Der Landesverband deutscher Sinti und Roma wird seit 2018 mit 5000
Euro im Jahr für das Gedenken an die Verfolgung der Volksgruppe in der NSZeit vom Land Brandenburg unterstützt. So ist der Bahnhof von Prenzlau inzwischen auch niederdeutsch als Bahnhof Prentzlow beschildert. In der Verfassung aber tauchen Sinti und Roma sowie das sogenannte Plattdeutsche bisher nicht auf.
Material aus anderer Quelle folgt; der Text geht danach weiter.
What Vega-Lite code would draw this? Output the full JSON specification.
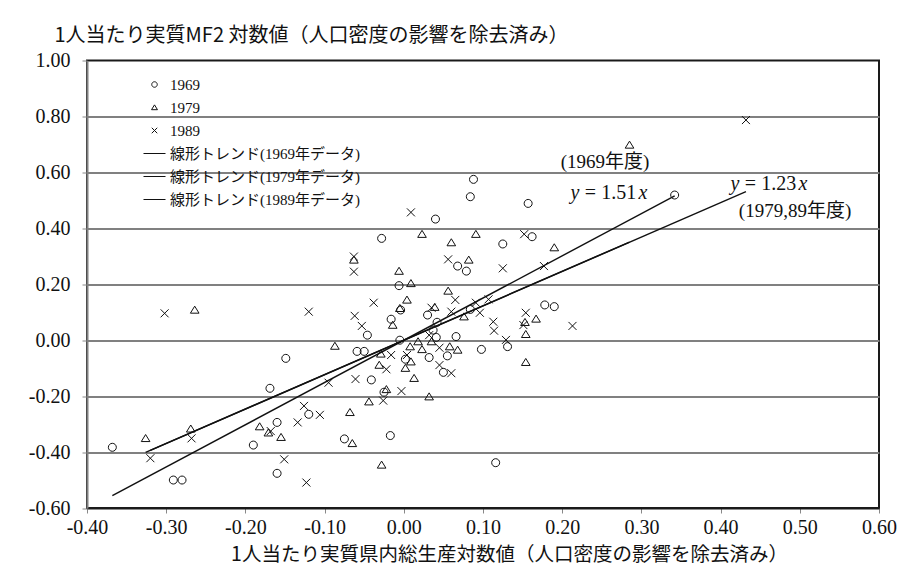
{
  "$schema": "https://vega.github.io/schema/vega-lite/v6.json",
  "width": 792,
  "height": 447.5,
  "autosize": {"type": "none"},
  "padding": {"left": 87, "top": 60.5, "right": 27, "bottom": 63},
  "background": "white",
  "config": {
    "view": {"stroke": "#1a1a1a", "strokeWidth": 2},
    "axis": {"labelColor": "#111", "titleColor": "#111"}
  },
  "datasets": {
    "pts": [
      {"year": "1969", "x": 0.040, "y": 0.433},
      {"year": "1969", "x": 0.088, "y": 0.575},
      {"year": "1969", "x": 0.084, "y": 0.513},
      {"year": "1969", "x": 0.157, "y": 0.489},
      {"year": "1969", "x": 0.342, "y": 0.519},
      {"year": "1969", "x": 0.125, "y": 0.344},
      {"year": "1969", "x": 0.162, "y": 0.370},
      {"year": "1969", "x": 0.068, "y": 0.265},
      {"year": "1969", "x": 0.079, "y": 0.247},
      {"year": "1969", "x": -0.006, "y": 0.195},
      {"year": "1969", "x": 0.030, "y": 0.090},
      {"year": "1969", "x": 0.084, "y": 0.110},
      {"year": "1969", "x": 0.178, "y": 0.126},
      {"year": "1969", "x": 0.190, "y": 0.120},
      {"year": "1969", "x": 0.131, "y": -0.023},
      {"year": "1969", "x": 0.066, "y": 0.013},
      {"year": "1969", "x": 0.042, "y": 0.064},
      {"year": "1969", "x": 0.037, "y": 0.036},
      {"year": "1969", "x": 0.032, "y": -0.062},
      {"year": "1969", "x": 0.055, "y": -0.056},
      {"year": "1969", "x": 0.098, "y": -0.033},
      {"year": "1969", "x": 0.041, "y": 0.010},
      {"year": "1969", "x": 0.002, "y": -0.068},
      {"year": "1969", "x": 0.050, "y": -0.115},
      {"year": "1969", "x": 0.116, "y": -0.438},
      {"year": "1969", "x": -0.028, "y": 0.364},
      {"year": "1969", "x": -0.004, "y": 0.108},
      {"year": "1969", "x": -0.016, "y": 0.075},
      {"year": "1969", "x": -0.046, "y": 0.018},
      {"year": "1969", "x": -0.059, "y": -0.040},
      {"year": "1969", "x": -0.050, "y": -0.040},
      {"year": "1969", "x": -0.149, "y": -0.065},
      {"year": "1969", "x": -0.005, "y": 0.000},
      {"year": "1969", "x": -0.041, "y": -0.142},
      {"year": "1969", "x": -0.169, "y": -0.172},
      {"year": "1969", "x": -0.025, "y": -0.186},
      {"year": "1969", "x": -0.120, "y": -0.265},
      {"year": "1969", "x": -0.160, "y": -0.294},
      {"year": "1969", "x": -0.190, "y": -0.375},
      {"year": "1969", "x": -0.075, "y": -0.353},
      {"year": "1969", "x": -0.017, "y": -0.341},
      {"year": "1969", "x": -0.160, "y": -0.476},
      {"year": "1969", "x": -0.291, "y": -0.500},
      {"year": "1969", "x": -0.280, "y": -0.500},
      {"year": "1969", "x": -0.368, "y": -0.383},
      {"year": "1979", "x": 0.285, "y": 0.698},
      {"year": "1979", "x": 0.023, "y": 0.379},
      {"year": "1979", "x": 0.060, "y": 0.349},
      {"year": "1979", "x": 0.091, "y": 0.379},
      {"year": "1979", "x": 0.190, "y": 0.331},
      {"year": "1979", "x": 0.082, "y": 0.287},
      {"year": "1979", "x": -0.006, "y": 0.247},
      {"year": "1979", "x": 0.009, "y": 0.203},
      {"year": "1979", "x": 0.056, "y": 0.176},
      {"year": "1979", "x": 0.004, "y": 0.144},
      {"year": "1979", "x": 0.039, "y": 0.118},
      {"year": "1979", "x": 0.076, "y": 0.084},
      {"year": "1979", "x": 0.153, "y": 0.064},
      {"year": "1979", "x": 0.167, "y": 0.076},
      {"year": "1979", "x": 0.154, "y": 0.021},
      {"year": "1979", "x": 0.008, "y": -0.023},
      {"year": "1979", "x": 0.018, "y": -0.005},
      {"year": "1979", "x": 0.023, "y": -0.033},
      {"year": "1979", "x": 0.035, "y": -0.005},
      {"year": "1979", "x": 0.058, "y": -0.023},
      {"year": "1979", "x": 0.068, "y": -0.035},
      {"year": "1979", "x": 0.009, "y": -0.077},
      {"year": "1979", "x": 0.002, "y": -0.100},
      {"year": "1979", "x": 0.013, "y": -0.136},
      {"year": "1979", "x": 0.154, "y": -0.079},
      {"year": "1979", "x": 0.032, "y": -0.202},
      {"year": "1979", "x": -0.063, "y": 0.287},
      {"year": "1979", "x": -0.264, "y": 0.108},
      {"year": "1979", "x": -0.005, "y": 0.114},
      {"year": "1979", "x": -0.014, "y": 0.054},
      {"year": "1979", "x": -0.087, "y": -0.021},
      {"year": "1979", "x": -0.029, "y": -0.049},
      {"year": "1979", "x": -0.031, "y": -0.089},
      {"year": "1979", "x": -0.022, "y": -0.176},
      {"year": "1979", "x": -0.044, "y": -0.220},
      {"year": "1979", "x": -0.068, "y": -0.258},
      {"year": "1979", "x": -0.182, "y": -0.309},
      {"year": "1979", "x": -0.171, "y": -0.331},
      {"year": "1979", "x": -0.155, "y": -0.347},
      {"year": "1979", "x": -0.065, "y": -0.369},
      {"year": "1979", "x": -0.028, "y": -0.446},
      {"year": "1979", "x": -0.326, "y": -0.351},
      {"year": "1979", "x": -0.269, "y": -0.317},
      {"year": "1989", "x": 0.432, "y": 0.787},
      {"year": "1989", "x": 0.009, "y": 0.457},
      {"year": "1989", "x": 0.152, "y": 0.379},
      {"year": "1989", "x": 0.056, "y": 0.289},
      {"year": "1989", "x": 0.125, "y": 0.257},
      {"year": "1989", "x": 0.177, "y": 0.265},
      {"year": "1989", "x": 0.065, "y": 0.144},
      {"year": "1989", "x": 0.035, "y": 0.116},
      {"year": "1989", "x": 0.060, "y": 0.102},
      {"year": "1989", "x": 0.091, "y": 0.134},
      {"year": "1989", "x": 0.107, "y": 0.146},
      {"year": "1989", "x": 0.096, "y": 0.098},
      {"year": "1989", "x": 0.154, "y": 0.098},
      {"year": "1989", "x": 0.113, "y": 0.066},
      {"year": "1989", "x": 0.151, "y": 0.054},
      {"year": "1989", "x": 0.213, "y": 0.051},
      {"year": "1989", "x": 0.114, "y": 0.034},
      {"year": "1989", "x": 0.129, "y": 0.001},
      {"year": "1989", "x": 0.032, "y": 0.018},
      {"year": "1989", "x": 0.045, "y": -0.027},
      {"year": "1989", "x": 0.004, "y": -0.053},
      {"year": "1989", "x": 0.045, "y": -0.089},
      {"year": "1989", "x": 0.060, "y": -0.118},
      {"year": "1989", "x": -0.003, "y": -0.182},
      {"year": "1989", "x": -0.063, "y": 0.299},
      {"year": "1989", "x": -0.063, "y": 0.245},
      {"year": "1989", "x": -0.302, "y": 0.096},
      {"year": "1989", "x": -0.120, "y": 0.102},
      {"year": "1989", "x": -0.038, "y": 0.134},
      {"year": "1989", "x": -0.062, "y": 0.087},
      {"year": "1989", "x": -0.053, "y": 0.051},
      {"year": "1989", "x": -0.016, "y": -0.053},
      {"year": "1989", "x": -0.022, "y": -0.104},
      {"year": "1989", "x": -0.095, "y": -0.152},
      {"year": "1989", "x": -0.061, "y": -0.139},
      {"year": "1989", "x": -0.026, "y": -0.216},
      {"year": "1989", "x": -0.126, "y": -0.235},
      {"year": "1989", "x": -0.106, "y": -0.267},
      {"year": "1989", "x": -0.134, "y": -0.294},
      {"year": "1989", "x": -0.168, "y": -0.325},
      {"year": "1989", "x": -0.151, "y": -0.426},
      {"year": "1989", "x": -0.123, "y": -0.509},
      {"year": "1989", "x": -0.320, "y": -0.422},
      {"year": "1989", "x": -0.268, "y": -0.351}
    ],
    "trend": [
      {"series": "線形トレンド(1969年データ)", "x": -0.368, "y": -0.556},
      {"series": "線形トレンド(1969年データ)", "x": 0.342, "y": 0.516},
      {"series": "線形トレンド(1979年データ)", "x": -0.326, "y": -0.401},
      {"series": "線形トレンド(1979年データ)", "x": 0.285, "y": 0.351},
      {"series": "線形トレンド(1989年データ)", "x": -0.320, "y": -0.394},
      {"series": "線形トレンド(1989年データ)", "x": 0.432, "y": 0.531}
    ],
    "equations": [
      {"x": 0.261, "y": 0.525, "mid": "= 1.51"},
      {"x": 0.463, "y": 0.557, "mid": "= 1.23"}
    ],
    "notes": [
      {"x": 0.254, "y": 0.638, "label": "(1969年度)", "side": "center"},
      {"x": 0.423, "y": 0.462, "label": "(1979,89年度)", "side": "left"}
    ]
  },
  "encoding": {
    "x": {
      "field": "x",
      "type": "quantitative",
      "scale": {"domain": [-0.4, 0.6], "nice": false, "zero": false},
      "axis": {
        "title": "1人当たり実質県内総生産対数値（人口密度の影響を除去済み）",
        "titleFont": "Noto Sans CJK JP",
        "titleFontSize": 19.5,
        "titleFontWeight": "normal",
        "titleX": 422,
        "titleY": 52,
        "titleBaseline": "alphabetic",
        "values": [-0.4, -0.3, -0.2, -0.1, 0, 0.1, 0.2, 0.3, 0.4, 0.5, 0.6],
        "labelExpr": "replace(format(datum.value, '.2f'), '\u2212', '-')",
        "labelFont": "Liberation Serif",
        "labelFontSize": 20,
        "labelPadding": 4,
        "labelFlush": false,
        "labelOverlap": false,
        "tickSize": 5,
        "tickColor": "#888",
        "domainColor": "#1a1a1a",
        "domainWidth": 2,
        "grid": false
      }
    },
    "y": {
      "field": "y",
      "type": "quantitative",
      "scale": {"domain": [-0.6, 1.0], "nice": false, "zero": false},
      "axis": {
        "title": "1人当たり実質MF2 対数値（人口密度の影響を除去済み）",
        "titleFont": "Noto Sans CJK JP",
        "titleFontSize": 20,
        "titleFontWeight": "normal",
        "titleAngle": 0,
        "titleAlign": "left",
        "titleBaseline": "alphabetic",
        "titleX": -33,
        "titleY": -19.5,
        "values": [-0.6, -0.4, -0.2, 0, 0.2, 0.4, 0.6, 0.8, 1.0],
        "labelExpr": "replace(format(datum.value, '.2f'), '\u2212', '-')",
        "labelFont": "Liberation Serif",
        "labelFontSize": 20,
        "labelPadding": 12,
        "labelFlush": false,
        "labelOverlap": false,
        "tickSize": 5,
        "tickColor": "#888",
        "domainColor": "#808080",
        "domainWidth": 2,
        "grid": true,
        "gridColor": "#808080",
        "gridWidth": 2,
        "gridOpacity": {"condition": {"test": "datum.value > 0.99 || datum.value < -0.59", "value": 0}, "value": 1}
      }
    }
  },
  "layer": [
    {
      "data": {"values": [{"x": 0}]},
      "mark": {"type": "rule", "color": "#333", "strokeWidth": 1.2},
      "encoding": {"y": {"datum": -0.6}, "y2": {"datum": 1.0}}
    },
    {
      "data": {"name": "trend"},
      "mark": {"type": "line", "color": "#111", "strokeWidth": 1.4},
      "encoding": {"detail": {"field": "series"}}
    },
    {
      "data": {"name": "pts"},
      "mark": {"type": "point", "filled": false, "color": "#111", "strokeWidth": 1, "size": 1024, "opacity": 1},
      "encoding": {
        "shape": {
          "field": "year",
          "type": "nominal",
          "scale": {
            "domain": ["1969", "1979", "1989", "線形トレンド(1969年データ)", "線形トレンド(1979年データ)", "線形トレンド(1989年データ)"],
            "range": [
              "M-0.25,0A0.25,0.25 0 1,0 0.25,0A0.25,0.25 0 1,0 -0.25,0Z",
              "M0,-0.24L0.27,0.2L-0.27,0.2Z",
              "M-0.25,-0.25L0.25,0.25M-0.25,0.25L0.25,-0.25",
              "M-1,0H1",
              "M-1,0H1",
              "M-1,0H1"
            ]
          },
          "legend": {
            "title": null,
            "orient": "none",
            "legendX": 56,
            "legendY": 12.5,
            "padding": 0,
            "symbolSize": 484,
            "symbolStrokeWidth": 1,
            "symbolStrokeColor": "#111",
            "symbolFillColor": "transparent",
            "labelFont": "Liberation Serif, Noto Sans CJK JP",
            "labelFontSize": 15,
            "labelColor": "#111",
            "labelOffset": 4,
            "labelLimit": 400,
            "rowPadding": 3
          }
        }
      }
    },
    {
      "data": {"name": "equations"},
      "mark": {"type": "text", "font": "Liberation Serif", "fontSize": 20, "color": "#111", "align": "center", "baseline": "middle"},
      "encoding": {"text": {"field": "mid"}}
    },
    {
      "data": {"name": "equations"},
      "mark": {"type": "text", "font": "Liberation Serif", "fontSize": 20, "fontStyle": "italic", "color": "#111", "align": "right", "baseline": "middle", "dx": -31},
      "encoding": {"text": {"value": "y"}}
    },
    {
      "data": {"name": "equations"},
      "mark": {"type": "text", "font": "Liberation Serif", "fontSize": 20, "fontStyle": "italic", "color": "#111", "align": "left", "baseline": "middle", "dx": 28},
      "encoding": {"text": {"value": "x"}}
    },
    {
      "data": {"name": "notes"},
      "transform": [{"filter": "datum.side == 'center'"}],
      "mark": {"type": "text", "font": "Liberation Serif, Noto Sans CJK JP", "fontSize": 19, "color": "#111", "align": "center", "baseline": "middle"},
      "encoding": {"text": {"field": "label"}}
    },
    {
      "data": {"name": "notes"},
      "transform": [{"filter": "datum.side == 'left'"}],
      "mark": {"type": "text", "font": "Liberation Serif, Noto Sans CJK JP", "fontSize": 19, "color": "#111", "align": "left", "baseline": "middle"},
      "encoding": {"text": {"field": "label"}}
    }
  ]
}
Hier setzt die Linksfraktion an. In Artikel 25, Absatz 2 der Landesverfassung soll Niederdeutsch als »unverzichtbarer Bestandteil des kulturellen Erbes des Landes Brandenburg« verankert und künftig geschützt und gepflegt werden. Was zu den Sorben bisher in Artikel 25 stand, soll sich künftig in Artikel 25a finden. Der neu eingefügte Artikel 25b lautete dann: »Die nationale Minderheit deutscher Sinti und Roma hat das Recht auf Schutz und Förderung ihrer Identität durch das Land. Das Land, die Gemeinden und Gemeindeverbände wirken der Diskriminierung von Angehörigen der Minderheit entgegen und halten die Erinnerung an den nationalsozialistischen Völkermord wach.«
Die Linksfraktion hat ihren Entwurf an SPD, CDU, Grüne und Freie Wähler übermittelt. »Mit der Übermittlung des Gesetzentwurfs verbinden meine Fraktion und ich persönlich die Erwartung, dass es bis Ende Februar gelingt, auf möglichst breiter Basis einen gemeinsamen Gesetzentwurf zu erarbeiten«, erklärt Fraktionschefin Kathrin Dannenberg. Die LINKE erinnert daran, dass Minderheitenpolitik im Landtag in den letzten zehn Jahren fast immer fraktionsübergreifend getragen gewesen sei, so auch bei den Novellierungen des Sorben/Wenden-Gesetzes 2014 und 2018.